Labor negotiations are typically marked by revolutionary rhetoric followed by incremental gains. For all the pre-game talk about rewriting the economic order, the end result typically looks like three yards and a cloud of dust.
The Writers Guild of America argues that its current negotiation is different, and that it must result in a dramatic overhaul of writer compensation.
Central to that case is the claim that writer pay is declining.
But is it?
The guild has cited internal survey data showing that TV writer-producer weekly pay has dropped 4% (or 23% adjusted for inflation) since 2013.
That claim is subject to some scrutiny.
The guild does not release its full surveys, just a handful of statistics. But taking those at face value, all of the decline occurred between 2013 and 2015.
Since then, median weekly pay is up in nominal terms, and is even up slightly when adjusted for inflation.
The guild began doing surveys with the 2013-14 TV season. But for decades before that, the WGA has been measuring film and TV writer pay based on dues collections, and releasing detailed data tables in its annual reports.
Those figures tell a fairly simple story.
Since 1995, the average writer is doing about the same.
Average writer earnings in 1995, adjusted to 2021 dollars: $261,000.
Average writer earnings in 2021: $260,000.
Average earnings do not account for the sizable number of WGA members who, in any given year, earn nothing from writing. The WGA has not released a median annual figure since 2014, when it was $140,000 (in 2021 dollars, for the sake of consistency).
The data also doesn’t factor income from producing, which can lead to much higher paydays.
But looking at the data that is available, the collective stability is notable, given the instability of individual careers and the tectonic shifts that have occurred in the industry over that period.
A generation ago, film writers earned far more than TV writers, on average. But film pay has steadily deteriorated, along with a decline in the number of films released. TV writers’ pay has risen significantly, even accounting for inflation, over the last decade of “Peak TV.”
Now the average TV writer makes more than the average film writer.
Median pay is lower — in film, it’s far lower — but the trend is the same: film down, TV up.
In 2001, median pay in film and TV was roughly the same: $108,000 in TV, $105,000 in film.
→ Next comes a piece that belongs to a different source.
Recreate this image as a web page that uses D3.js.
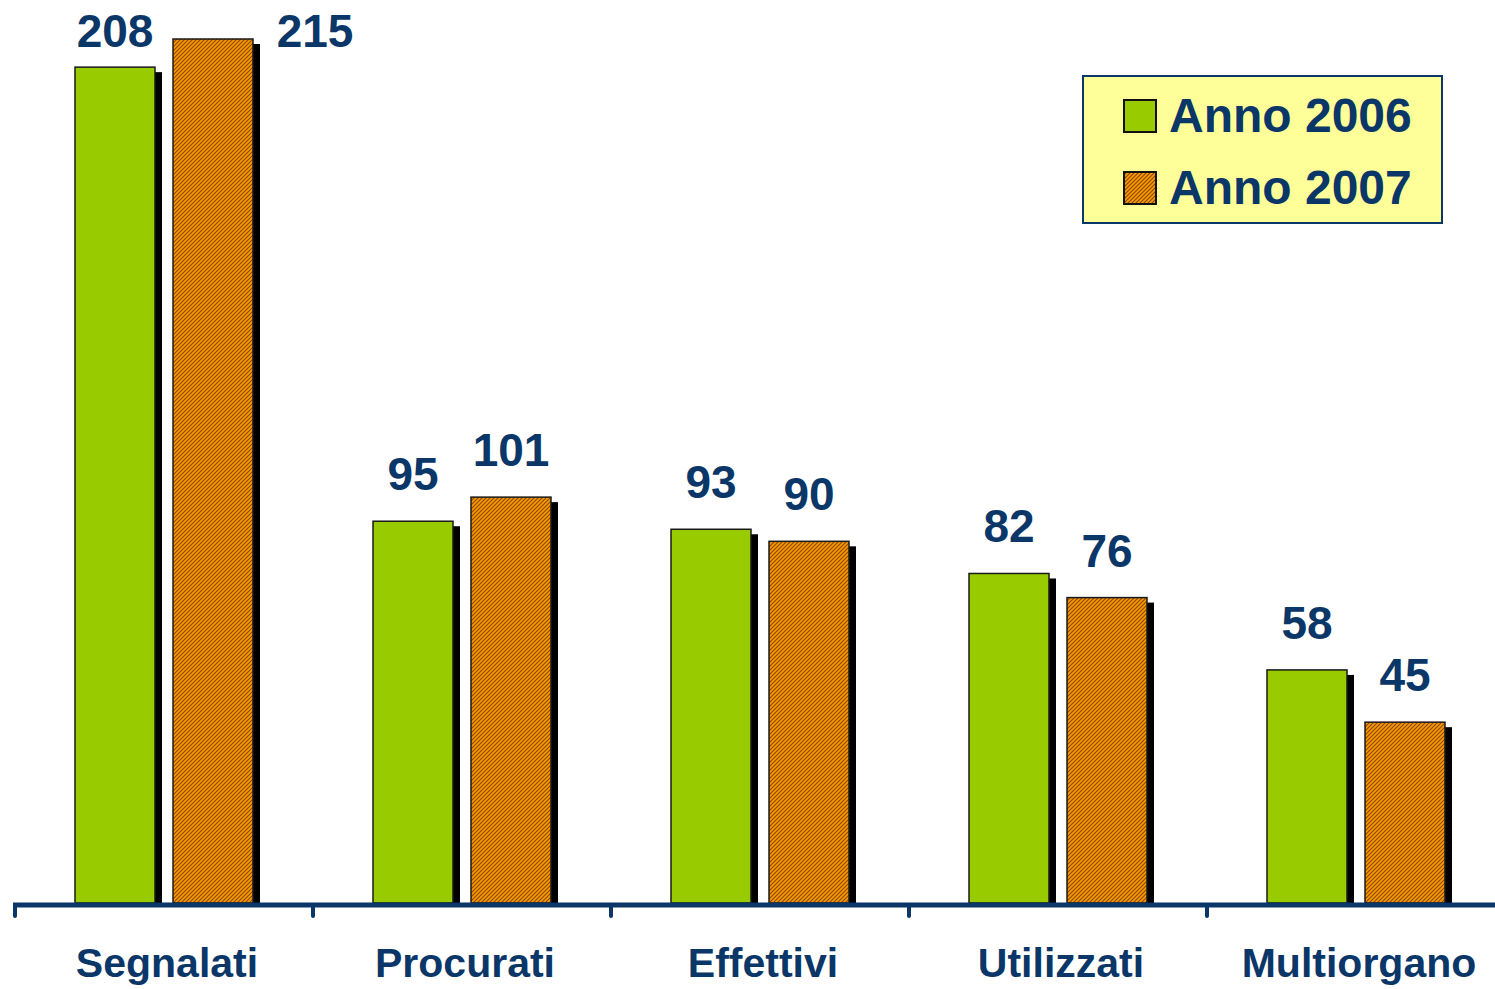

By 2014, the last year available, median TV writer earnings had grown to $138,000, while median film writer pay had dropped to $77,000 (all in 2021 dollars).
Meanwhile, the number TV writers has increased dramatically, while the number of film writers has remained almost flat. (Some writers work in both mediums, so the total number of working writers is less than the sum of TV and film writers.)
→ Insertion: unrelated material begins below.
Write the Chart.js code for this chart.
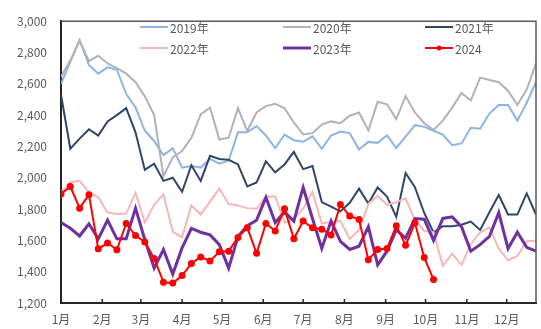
<!DOCTYPE html>
<html>
<head>
<meta charset="utf-8">
<script src="https://cdn.jsdelivr.net/npm/chart.js@4.4.1/dist/chart.umd.min.js"></script>
<style>
  html, body { margin: 0; padding: 0; background: #fff; }
</style>
</head>
<body>
<canvas id="myChart" width="541" height="329"></canvas>
<script>
// 月份刻度（以年内天数计）
const monthDays = [0, 31, 60, 91, 121, 152, 182, 213, 244, 274, 305, 335];
const monthLabels = ['1月', '2月', '3月', '4月', '5月', '6月', '7月', '8月', '9月', '10月', '11月', '12月'];

// 周度数据，第 i 周
const y2019 = [2600, 2740, 2880, 2720, 2665, 2705, 2690, 2535, 2450, 2300, 2235, 2145, 2188, 2065, 2075, 2065, 2120, 2090, 2110, 2290, 2290, 2330, 2270, 2190, 2275, 2240, 2230, 2265, 2185, 2270, 2295, 2285, 2180, 2229, 2223, 2271, 2190, 2262, 2336, 2325, 2300, 2275, 2208, 2219, 2319, 2313, 2410, 2465, 2465, 2365, 2479, 2610];
const y2020 = [2645, 2750, 2875, 2745, 2780, 2730, 2700, 2665, 2610, 2520, 2400, 2010, 2130, 2170, 2255, 2405, 2448, 2244, 2256, 2444, 2300, 2417, 2458, 2473, 2444, 2354, 2277, 2285, 2340, 2360, 2348, 2396, 2417, 2302, 2485, 2469, 2375, 2521, 2417, 2348, 2306, 2365, 2448, 2542, 2494, 2640, 2625, 2610, 2556, 2465, 2563, 2729];
const y2021 = [2530, 2185, 2250, 2310, 2270, 2360, 2400, 2445, 2290, 2050, 2090, 1980, 2000, 1910, 2080, 1980, 2140, 2120, 2115, 2085, 1945, 1970, 2105, 2035, 2085, 2165, 2055, 2075, 1845, 1815, 1785, 1840, 1930, 1835, 1938, 1880, 1750, 2030, 1940, 1775, 1650, 1690, 1690, 1700, 1720, 1667, 1780, 1890, 1765, 1765, 1900, 1765];
const y2022 = [1905, 1972, 1980, 1906, 1875, 1778, 1768, 1771, 1904, 1714, 1827, 1894, 1656, 1619, 1823, 1765, 1848, 1931, 1833, 1823, 1806, 1802, 1879, 1881, 1714, 1735, 1802, 1910, 1708, 1719, 1723, 1610, 1667, 1833, 1885, 1827, 1844, 1869, 1729, 1660, 1652, 1438, 1515, 1444, 1577, 1652, 1681, 1548, 1473, 1500, 1594, 1598];
const y2023 = [1714, 1677, 1628, 1706, 1610, 1729, 1610, 1610, 1806, 1604, 1423, 1542, 1385, 1552, 1677, 1652, 1635, 1573, 1423, 1625, 1694, 1729, 1875, 1714, 1781, 1723, 1938, 1740, 1548, 1723, 1594, 1542, 1563, 1688, 1444, 1531, 1667, 1615, 1740, 1735, 1600, 1740, 1750, 1688, 1531, 1573, 1625, 1777, 1548, 1652, 1556, 1531];
const y2024 = [1896, 1944, 1806, 1892, 1546, 1583, 1540, 1708, 1631, 1590, 1485, 1333, 1327, 1375, 1452, 1494, 1469, 1527, 1531, 1619, 1681, 1517, 1708, 1660, 1802, 1610, 1723, 1681, 1671, 1635, 1829, 1756, 1733, 1477, 1542, 1548, 1694, 1569, 1712, 1490, 1350];

const toPoints = arr => arr.map((v, i) => ({ x: i * 7, y: v }));

const series = [
    { label: '2019年', data: y2019, color: '#8db4e2', width: 2 },
    { label: '2020年', data: y2020, color: '#b1b1bb', width: 2 },
    { label: '2021年', data: y2021, color: '#2f4668', width: 2 },
    { label: '2022年', data: y2022, color: '#f5b7b7', width: 2 },
    { label: '2023年', data: y2023, color: '#7030a0', width: 3 },
    { label: '2024', data: y2024, color: '#ff0000', width: 2, marker: true },
];

const axisFont = { family: '"Noto Sans CJK SC", "Noto Sans", sans-serif', size: 12 };

// 图内图例，三列两行
const insideLegend = {
    id: 'insideLegend',
    afterDraw(chart) {
        const ctx = chart.ctx;
        const cols = [140, 283, 425];
        const rows = [27, 48];
        ctx.save();
        ctx.font = '12px "Noto Sans CJK SC", "Noto Sans", sans-serif';
        ctx.textBaseline = 'middle';
        chart.data.datasets.forEach((ds, k) => {
            const x = cols[k % 3];
            const y = rows[Math.floor(k / 3)];
            ctx.strokeStyle = ds.borderColor;
            ctx.lineWidth = ds.borderWidth;
            ctx.beginPath();
            ctx.moveTo(x, y);
            ctx.lineTo(x + 28, y);
            ctx.stroke();
            if (ds.pointRadius > 0) {
                ctx.fillStyle = ds.borderColor;
                ctx.beginPath();
                ctx.arc(x + 14, y, 2.5, 0, Math.PI * 2);
                ctx.fill();
            }
            ctx.fillStyle = '#595959';
            ctx.fillText(ds.label, x + 30, y + 1);
        });
        ctx.restore();
    }
};

// 外框和向内的月份刻度
const frame = {
    id: 'frame',
    afterDraw(chart) {
        const { ctx, chartArea: a } = chart;
        const xs = chart.scales.x;
        ctx.save();
        ctx.strokeStyle = '#595959';
        ctx.lineWidth = 1.5;
        ctx.beginPath();
        ctx.moveTo(a.left, a.top);
        ctx.lineTo(a.right, a.top);
        ctx.lineTo(a.right, a.bottom);
        ctx.stroke();
        ctx.strokeStyle = '#262626';
        ctx.lineWidth = 1.5;
        xs.ticks.forEach(t => {
            const px = xs.getPixelForValue(t.value);
            ctx.beginPath();
            ctx.moveTo(px, a.bottom);
            ctx.lineTo(px, a.bottom - 4);
            ctx.stroke();
        });
        ctx.restore();
    }
};

const config = {
    type: 'line',
    data: {
        datasets: series.map((s, k) => ({
            label: s.label,
            data: toPoints(s.data),
            borderColor: s.color,
            backgroundColor: s.color,
            borderWidth: s.width,
            pointRadius: s.marker ? 2.5 : 0,
            pointHoverRadius: s.marker ? 2.5 : 0,
            tension: 0,
            fill: false,
            order: series.length - k,
        }))
    },
    options: {
        responsive: false,
        animation: false,
        devicePixelRatio: 1,
        layout: { padding: { top: 15, right: 5, left: 0, bottom: 0 } },
        scales: {
            x: {
                type: 'linear',
                min: 0,
                max: 357,
                afterBuildTicks: scale => {
                    scale.ticks = monthDays.map(v => ({ value: v }));
                },
                afterFit: scale => { scale.height = 26; },
                grid: { display: false, drawTicks: false },
                border: { color: '#262626', width: 2 },
                ticks: {
                    autoSkip: false,
                    maxRotation: 0,
                    padding: 9,
                    color: '#595959',
                    font: axisFont,
                    callback: v => monthLabels[monthDays.indexOf(v)],
                },
            },
            y: {
                min: 1200,
                max: 3000,
                afterFit: scale => { scale.width = 61; },
                grid: { display: false, drawTicks: false },
                border: { color: '#262626', width: 2 },
                ticks: {
                    stepSize: 200,
                    padding: 14,
                    color: '#595959',
                    font: axisFont,
                    callback: v => v.toLocaleString('en-US'),
                },
            },
        },
        plugins: {
            legend: { display: false },
            tooltip: { enabled: false },
        },
    },
    plugins: [frame, insideLegend],
};

new Chart(document.getElementById('myChart'), config);
</script>
</body>
</html>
Total spending on all writers has exploded by 50%, from $1 billion in 1995 to $1.5 billion in 2021. It peaked as high as $1.8 billion in 2019, just before the pandemic. (All in 2021 dollars.)
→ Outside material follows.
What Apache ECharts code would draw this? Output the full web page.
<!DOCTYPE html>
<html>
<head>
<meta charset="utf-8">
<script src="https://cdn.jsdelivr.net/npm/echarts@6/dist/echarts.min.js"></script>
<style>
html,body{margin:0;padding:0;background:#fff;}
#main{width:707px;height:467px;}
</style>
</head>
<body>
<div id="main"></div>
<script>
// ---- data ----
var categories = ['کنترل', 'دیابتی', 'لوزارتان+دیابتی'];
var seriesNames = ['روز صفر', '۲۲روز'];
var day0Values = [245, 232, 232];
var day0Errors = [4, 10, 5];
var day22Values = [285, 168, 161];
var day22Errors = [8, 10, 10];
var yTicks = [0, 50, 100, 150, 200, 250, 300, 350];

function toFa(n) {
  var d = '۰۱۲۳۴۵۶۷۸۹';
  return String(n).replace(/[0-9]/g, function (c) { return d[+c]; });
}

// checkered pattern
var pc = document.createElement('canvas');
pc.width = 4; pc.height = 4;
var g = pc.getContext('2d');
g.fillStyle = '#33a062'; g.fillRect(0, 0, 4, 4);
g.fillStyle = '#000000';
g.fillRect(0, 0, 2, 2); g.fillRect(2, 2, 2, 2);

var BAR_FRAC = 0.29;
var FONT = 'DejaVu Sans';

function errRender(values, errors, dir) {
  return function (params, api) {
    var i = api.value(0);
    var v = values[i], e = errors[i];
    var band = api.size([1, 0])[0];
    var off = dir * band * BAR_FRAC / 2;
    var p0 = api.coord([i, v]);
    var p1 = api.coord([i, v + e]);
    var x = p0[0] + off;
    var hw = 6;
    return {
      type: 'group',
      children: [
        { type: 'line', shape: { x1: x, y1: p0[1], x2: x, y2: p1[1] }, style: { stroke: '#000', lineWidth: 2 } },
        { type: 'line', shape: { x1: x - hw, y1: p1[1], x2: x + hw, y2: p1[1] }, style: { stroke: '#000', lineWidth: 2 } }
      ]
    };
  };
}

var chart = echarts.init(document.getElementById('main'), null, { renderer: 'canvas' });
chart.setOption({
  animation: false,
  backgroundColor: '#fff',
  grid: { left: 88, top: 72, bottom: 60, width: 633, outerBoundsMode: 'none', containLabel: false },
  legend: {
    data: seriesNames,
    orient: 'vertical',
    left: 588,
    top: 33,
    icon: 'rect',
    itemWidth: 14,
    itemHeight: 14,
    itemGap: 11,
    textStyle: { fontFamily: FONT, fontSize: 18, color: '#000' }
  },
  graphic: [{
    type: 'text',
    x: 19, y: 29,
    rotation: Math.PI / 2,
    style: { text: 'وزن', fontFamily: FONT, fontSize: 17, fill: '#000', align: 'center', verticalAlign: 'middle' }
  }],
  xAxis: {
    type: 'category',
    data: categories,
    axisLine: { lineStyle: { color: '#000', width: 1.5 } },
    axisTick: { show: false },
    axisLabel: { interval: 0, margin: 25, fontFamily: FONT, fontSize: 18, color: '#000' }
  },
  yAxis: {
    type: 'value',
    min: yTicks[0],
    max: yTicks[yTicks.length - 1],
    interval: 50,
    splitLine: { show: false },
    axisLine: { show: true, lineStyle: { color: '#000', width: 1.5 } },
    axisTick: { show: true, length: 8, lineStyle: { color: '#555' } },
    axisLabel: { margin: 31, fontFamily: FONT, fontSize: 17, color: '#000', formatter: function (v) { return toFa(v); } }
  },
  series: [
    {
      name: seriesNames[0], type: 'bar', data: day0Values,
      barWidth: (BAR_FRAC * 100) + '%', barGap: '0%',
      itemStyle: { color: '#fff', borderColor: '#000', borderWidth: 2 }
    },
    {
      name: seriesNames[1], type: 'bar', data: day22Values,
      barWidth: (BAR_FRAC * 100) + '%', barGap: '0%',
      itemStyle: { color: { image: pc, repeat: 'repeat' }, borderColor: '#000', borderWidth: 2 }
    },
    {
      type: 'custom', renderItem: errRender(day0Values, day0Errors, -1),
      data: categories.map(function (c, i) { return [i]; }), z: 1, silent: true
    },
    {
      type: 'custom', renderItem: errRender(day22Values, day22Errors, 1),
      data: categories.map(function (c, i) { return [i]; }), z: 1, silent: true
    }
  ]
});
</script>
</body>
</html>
It’s just that, at the same time, the total number of writers also increased by 50%, leaving the average writer in the exact same position as a generation earlier.
The latest annual report was issued last year, and provides data through 2021. It’s not yet known if writer employment and earnings have rebounded from the pandemic. Given the general belt-tightening underway at some studios, it’s possible the 2019 peak may not be seen again for some time.
Because it ends in 2021, the annual report data also does not fully account for the spike in inflation over the last two years, which has led to an erosion of the buying power of guild minimums.
For many years, the guild presented its data as the definitive source on writer pay. But in 2007, a few months before writers went on strike, a caveat made its way into the annual report.
The TV writer-producer figures “do not fully reflect the above-scale amounts paid,” the report stated, before going on to note that above-scale pay had been “under significant pressure,” and that therefore total pay “may have declined in recent years.”
“Downward pressure on overscale pay” has since become a recurring theme. It was mentioned again in the 2017 report. It was cited in 2019 during the WGA’s fight with talent agencies. It’s been cited in 2023 as well.
The evidence for it comes from the member surveys, which show that such downward pressure may have occurred between 2013 and 2015. A WGA spokesman declined to release any further survey data, noting that there is no obligation to do so.